**Goal of the exercise**
The listing below should be printed exactly, every line of it. Skip the pictures.

**Data shown**
..............................
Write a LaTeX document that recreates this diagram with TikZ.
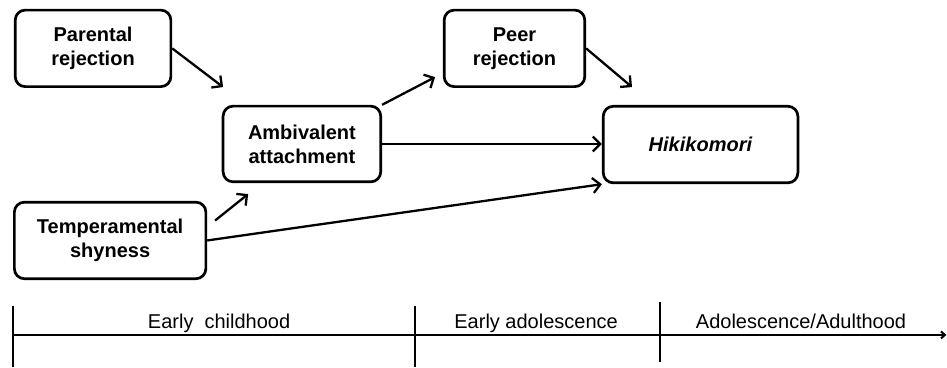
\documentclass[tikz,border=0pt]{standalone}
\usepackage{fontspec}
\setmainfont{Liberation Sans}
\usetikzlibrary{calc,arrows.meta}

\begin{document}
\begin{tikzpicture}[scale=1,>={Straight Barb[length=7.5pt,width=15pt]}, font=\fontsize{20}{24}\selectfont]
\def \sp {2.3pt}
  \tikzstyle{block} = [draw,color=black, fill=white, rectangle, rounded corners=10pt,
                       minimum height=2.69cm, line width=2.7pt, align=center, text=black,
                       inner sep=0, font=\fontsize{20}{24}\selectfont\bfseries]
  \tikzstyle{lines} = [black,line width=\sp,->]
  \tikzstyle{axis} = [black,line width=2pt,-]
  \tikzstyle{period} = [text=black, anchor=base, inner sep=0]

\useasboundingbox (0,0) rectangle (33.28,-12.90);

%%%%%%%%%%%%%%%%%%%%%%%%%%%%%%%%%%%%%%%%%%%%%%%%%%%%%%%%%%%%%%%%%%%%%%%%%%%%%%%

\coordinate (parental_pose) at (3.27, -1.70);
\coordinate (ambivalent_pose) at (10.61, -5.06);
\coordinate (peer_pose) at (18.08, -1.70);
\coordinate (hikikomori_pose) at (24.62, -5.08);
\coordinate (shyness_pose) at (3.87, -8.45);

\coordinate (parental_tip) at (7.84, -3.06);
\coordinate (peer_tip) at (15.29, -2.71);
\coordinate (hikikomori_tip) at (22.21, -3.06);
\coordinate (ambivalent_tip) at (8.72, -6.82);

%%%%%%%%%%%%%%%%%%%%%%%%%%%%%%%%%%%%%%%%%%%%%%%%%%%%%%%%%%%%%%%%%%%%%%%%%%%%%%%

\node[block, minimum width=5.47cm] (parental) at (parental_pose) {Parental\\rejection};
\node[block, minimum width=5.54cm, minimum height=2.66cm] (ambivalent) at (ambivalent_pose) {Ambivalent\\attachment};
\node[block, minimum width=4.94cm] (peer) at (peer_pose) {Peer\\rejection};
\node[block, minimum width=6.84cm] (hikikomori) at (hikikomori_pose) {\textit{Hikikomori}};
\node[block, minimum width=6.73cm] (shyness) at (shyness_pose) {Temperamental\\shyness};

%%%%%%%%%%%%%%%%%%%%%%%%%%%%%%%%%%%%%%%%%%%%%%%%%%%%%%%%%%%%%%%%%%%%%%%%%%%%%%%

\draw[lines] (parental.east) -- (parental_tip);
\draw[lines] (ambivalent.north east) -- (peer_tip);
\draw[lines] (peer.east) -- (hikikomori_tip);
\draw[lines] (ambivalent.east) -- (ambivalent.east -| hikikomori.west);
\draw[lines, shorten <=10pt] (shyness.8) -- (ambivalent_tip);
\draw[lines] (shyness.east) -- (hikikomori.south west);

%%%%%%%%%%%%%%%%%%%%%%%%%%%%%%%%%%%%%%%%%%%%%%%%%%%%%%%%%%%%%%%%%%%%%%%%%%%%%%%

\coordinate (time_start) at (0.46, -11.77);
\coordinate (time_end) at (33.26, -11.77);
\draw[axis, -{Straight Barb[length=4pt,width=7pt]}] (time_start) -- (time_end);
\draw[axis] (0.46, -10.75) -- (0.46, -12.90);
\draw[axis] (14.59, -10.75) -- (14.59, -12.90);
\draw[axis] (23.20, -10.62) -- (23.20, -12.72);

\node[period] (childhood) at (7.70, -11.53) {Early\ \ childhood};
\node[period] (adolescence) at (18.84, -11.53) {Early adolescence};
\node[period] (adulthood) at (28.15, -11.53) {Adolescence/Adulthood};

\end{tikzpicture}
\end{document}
..............................
**Exercise solution**
Write a LaTeX document that recreates this diagram with TikZ.
\documentclass[tikz,border=0pt]{standalone}
\usepackage{fontspec}
\setmainfont{Liberation Sans}
\usetikzlibrary{calc,arrows.meta}

\begin{document}
\begin{tikzpicture}[scale=1,>={Straight Barb[length=7.5pt,width=15pt]}, font=\fontsize{20}{24}\selectfont]
\def \sp {2.3pt}
  \tikzstyle{block} = [draw,color=black, fill=white, rectangle, rounded corners=10pt,
                       minimum height=2.69cm, line width=2.7pt, align=center, text=black,
                       inner sep=0, font=\fontsize{20}{24}\selectfont\bfseries]
  \tikzstyle{lines} = [black,line width=\sp,->]
  \tikzstyle{axis} = [black,line width=2pt,-]
  \tikzstyle{period} = [text=black, anchor=base, inner sep=0]

\useasboundingbox (0,0) rectangle (33.28,-12.90);

%%%%%%%%%%%%%%%%%%%%%%%%%%%%%%%%%%%%%%%%%%%%%%%%%%%%%%%%%%%%%%%%%%%%%%%%%%%%%%%

\coordinate (parental_pose) at (3.27, -1.70);
\coordinate (ambivalent_pose) at (10.61, -5.06);
\coordinate (peer_pose) at (18.08, -1.70);
\coordinate (hikikomori_pose) at (24.62, -5.08);
\coordinate (shyness_pose) at (3.87, -8.45);

\coordinate (parental_tip) at (7.84, -3.06);
\coordinate (peer_tip) at (15.29, -2.71);
\coordinate (hikikomori_tip) at (22.21, -3.06);
\coordinate (ambivalent_tip) at (8.72, -6.82);

%%%%%%%%%%%%%%%%%%%%%%%%%%%%%%%%%%%%%%%%%%%%%%%%%%%%%%%%%%%%%%%%%%%%%%%%%%%%%%%

\node[block, minimum width=5.47cm] (parental) at (parental_pose) {Parental\\rejection};
\node[block, minimum width=5.54cm, minimum height=2.66cm] (ambivalent) at (ambivalent_pose) {Ambivalent\\attachment};
\node[block, minimum width=4.94cm] (peer) at (peer_pose) {Peer\\rejection};
\node[block, minimum width=6.84cm] (hikikomori) at (hikikomori_pose) {\textit{Hikikomori}};
\node[block, minimum width=6.73cm] (shyness) at (shyness_pose) {Temperamental\\shyness};

%%%%%%%%%%%%%%%%%%%%%%%%%%%%%%%%%%%%%%%%%%%%%%%%%%%%%%%%%%%%%%%%%%%%%%%%%%%%%%%

\draw[lines] (parental.east) -- (parental_tip);
\draw[lines] (ambivalent.north east) -- (peer_tip);
\draw[lines] (peer.east) -- (hikikomori_tip);
\draw[lines] (ambivalent.east) -- (ambivalent.east -| hikikomori.west);
\draw[lines, shorten <=10pt] (shyness.8) -- (ambivalent_tip);
\draw[lines] (shyness.east) -- (hikikomori.south west);

%%%%%%%%%%%%%%%%%%%%%%%%%%%%%%%%%%%%%%%%%%%%%%%%%%%%%%%%%%%%%%%%%%%%%%%%%%%%%%%

\coordinate (time_start) at (0.46, -11.77);
\coordinate (time_end) at (33.26, -11.77);
\draw[axis, -{Straight Barb[length=4pt,width=7pt]}] (time_start) -- (time_end);
\draw[axis] (0.46, -10.75) -- (0.46, -12.90);
\draw[axis] (14.59, -10.75) -- (14.59, -12.90);
\draw[axis] (23.20, -10.62) -- (23.20, -12.72);

\node[period] (childhood) at (7.70, -11.53) {Early\ \ childhood};
\node[period] (adolescence) at (18.84, -11.53) {Early adolescence};
\node[period] (adulthood) at (28.15, -11.53) {Adolescence/Adulthood};

\end{tikzpicture}
\end{document}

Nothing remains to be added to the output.